Restate the listing that follows word for word, without its pictures.

## begin

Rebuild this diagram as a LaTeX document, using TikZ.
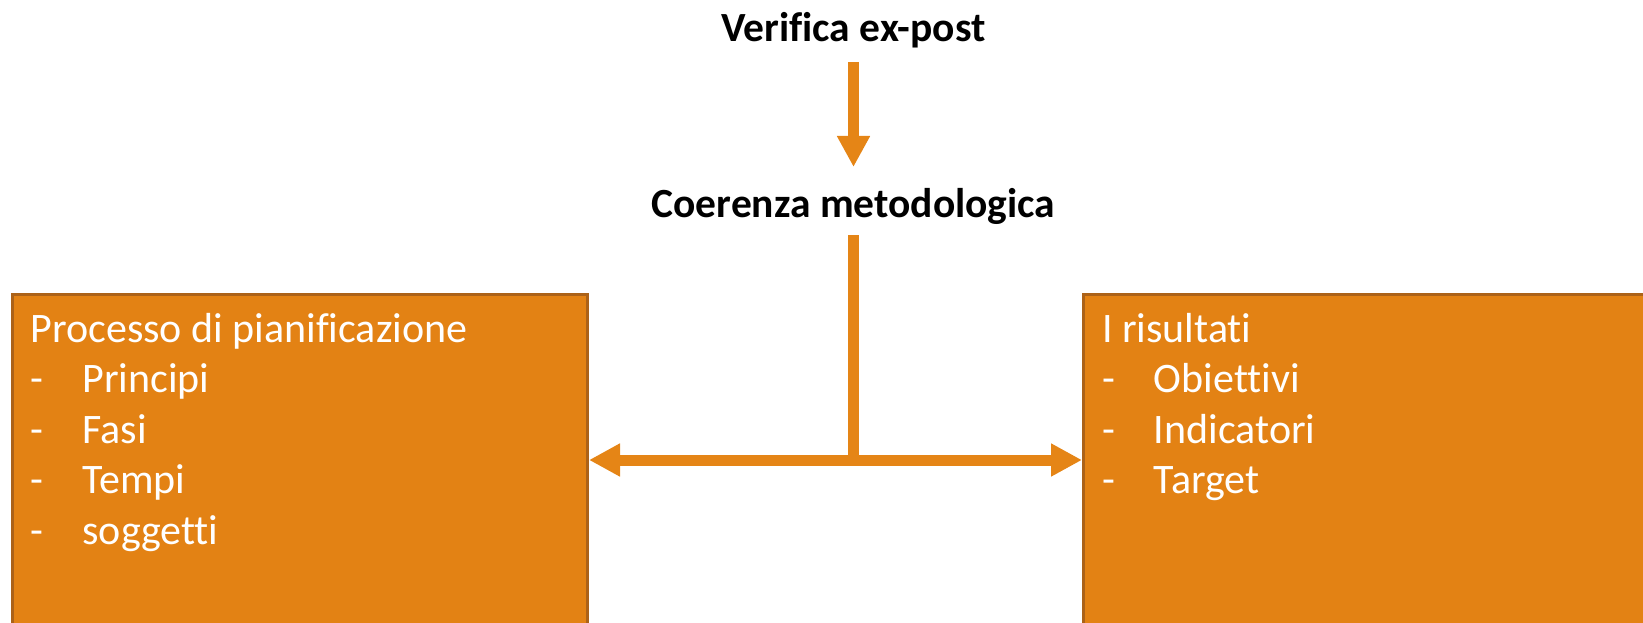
\documentclass[tikz,border=0pt]{standalone}
\usepackage{fontspec}
\setmainfont{Carlito}[Ligatures=CommonOff]
\usetikzlibrary{arrows.meta}

\definecolor{panelfill}{RGB}{227,130,20}
\definecolor{paneledge}{RGB}{172,98,24}
\definecolor{linkorange}{RGB}{229,133,22}

\begin{document}
\begin{tikzpicture}[x=1pt,y=-1pt,
  heading/.style={font=\fontsize{41.5}{50}\selectfont\bfseries, text=black,
    inner sep=0pt, outer sep=0pt, text height=30pt, text depth=10pt, anchor=base},
  panel/.style={draw=paneledge, line width=3pt, fill=panelfill, anchor=north west,
    inner xsep=18.5pt, inner ysep=17.5pt, text=white,
    font=\fontsize{42}{50.5}\selectfont},
  link/.style={draw=linkorange, line width=11pt,
    >={Triangle[width=31pt,length=31pt]}}
]
\useasboundingbox (0,0) rectangle (1643,623);
\clip (0,0) rectangle (1643,623);

% headings
\node[heading] (verifica) at (853.5,42) {Verifica ex-post};
\node[heading] (coerenza) at (853.5,217) {Coerenza metodologica};

% the two panels (they run past the lower edge)
\node[panel] (plan) at (10.5,293) {\parbox[t][350pt][t]{538.5pt}{%
  \rule{0pt}{30pt}Processo di pianificazione\\
  \makebox[52pt][l]{-}Principi\\
  \makebox[52pt][l]{-}Fasi\\
  \makebox[52pt][l]{-}Tempi\\
  \makebox[52pt][l]{-}soggetti}};
\node[panel] (risultati) at (1082,293) {\parbox[t][350pt][t]{579.5pt}{%
  \rule{0pt}{30pt}I risultati\\
  \makebox[52pt][l]{-}Obiettivi\\
  \makebox[52pt][l]{-}Indicatori\\
  \makebox[52pt][l]{-}Target}};

\coordinate (junction) at (853.5,460);

% connectors
\draw[link,->,shorten <=10pt,shorten >=20pt] (verifica) -- (coerenza);
\draw[link,shorten <=8pt] (coerenza) -- (junction);
\draw[link,<->] (plan.east |- junction) -- (risultati.west |- junction);
\end{tikzpicture}
\end{document}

## end

### CORRECT OUTPUT
Rebuild this diagram as a LaTeX document, using TikZ.
\documentclass[tikz,border=0pt]{standalone}
\usepackage{fontspec}
\setmainfont{Carlito}[Ligatures=CommonOff]
\usetikzlibrary{arrows.meta}

\definecolor{panelfill}{RGB}{227,130,20}
\definecolor{paneledge}{RGB}{172,98,24}
\definecolor{linkorange}{RGB}{229,133,22}

\begin{document}
\begin{tikzpicture}[x=1pt,y=-1pt,
  heading/.style={font=\fontsize{41.5}{50}\selectfont\bfseries, text=black,
    inner sep=0pt, outer sep=0pt, text height=30pt, text depth=10pt, anchor=base},
  panel/.style={draw=paneledge, line width=3pt, fill=panelfill, anchor=north west,
    inner xsep=18.5pt, inner ysep=17.5pt, text=white,
    font=\fontsize{42}{50.5}\selectfont},
  link/.style={draw=linkorange, line width=11pt,
    >={Triangle[width=31pt,length=31pt]}}
]
\useasboundingbox (0,0) rectangle (1643,623);
\clip (0,0) rectangle (1643,623);

% headings
\node[heading] (verifica) at (853.5,42) {Verifica ex-post};
\node[heading] (coerenza) at (853.5,217) {Coerenza metodologica};

% the two panels (they run past the lower edge)
\node[panel] (plan) at (10.5,293) {\parbox[t][350pt][t]{538.5pt}{%
  \rule{0pt}{30pt}Processo di pianificazione\\
  \makebox[52pt][l]{-}Principi\\
  \makebox[52pt][l]{-}Fasi\\
  \makebox[52pt][l]{-}Tempi\\
  \makebox[52pt][l]{-}soggetti}};
\node[panel] (risultati) at (1082,293) {\parbox[t][350pt][t]{579.5pt}{%
  \rule{0pt}{30pt}I risultati\\
  \makebox[52pt][l]{-}Obiettivi\\
  \makebox[52pt][l]{-}Indicatori\\
  \makebox[52pt][l]{-}Target}};

\coordinate (junction) at (853.5,460);

% connectors
\draw[link,->,shorten <=10pt,shorten >=20pt] (verifica) -- (coerenza);
\draw[link,shorten <=8pt] (coerenza) -- (junction);
\draw[link,<->] (plan.east |- junction) -- (risultati.west |- junction);
\end{tikzpicture}
\end{document}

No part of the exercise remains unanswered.